Shortly after joining "Ernie Calhoun and the Soul Brothers", Al started his own band "The All Stars", which consisted of a wide array of musical talents of different ages, musical backgrounds, and race, but with a common interest in jazz. For Al, it wasn't about who you were, what color you were, or what religion you were; it was about what instrument you played. This lack of racial boundaries in Al's musical world helped bridge a few gaps in the musical community, ultimately adding to the promotion of integration.

== Al Downing Tampa Bay Jazz Association ==
In 1971, the integration of white and black schools was initiated countywide in Pinellas County, and though this eliminated, to some degree, racial boundaries in education and networking, there were still very few outlets in the community for jazz. Though there were many job opportunities for musicians, jazz was seemingly getting snuffed out. Al's newly formulated band, "The All Stars", saw the deficiency of jazz firsthand, and to help bring new life to jazz, Al started the "Allegro Music Society".

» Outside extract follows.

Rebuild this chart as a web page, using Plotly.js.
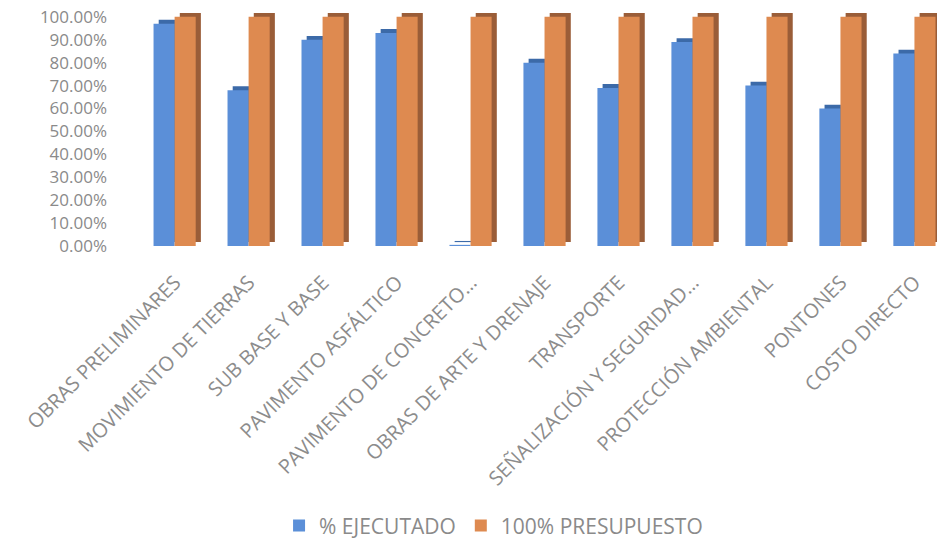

The Allegro Music Society, although passionately pursued, was shortly disassembled as political pressure from the local musician's union discouraged membership in the Allegro Music Society and threatened the survival of local bands, as the union was, in essence, a band's accreditation at the time. Most clubs would not hire a band without the backing of the local musicians union. Still passionate about creating outlets for jazz musicians, Al reorganized a concept for another organization that would keep jazz alive for both prospective and current musicians and reintroduce people to the golden days of jazz. The result was the formation of the Al Downing Florida Jazz Association in 1981.

Unlike the Allegro Music Society, the Al Downing Florida Jazz Association was successful in formulating a functional and sustainable association that provided outlets for jazz musicians as well as education opportunities for those who wanted to learn about jazz. In 1984, the Al Downing Florida Jazz Association absorbed the Tampa Bay Jazz Society, creating one entity for the advancement of jazz. When the two organizations merged, the proposition to drop the Al Downing name from the title was quickly rebuked and denied, as it was clear that Al Downing was truly the "Ambassador of Jazz", a title given to him by the Clearwater Jazz Holiday Foundation.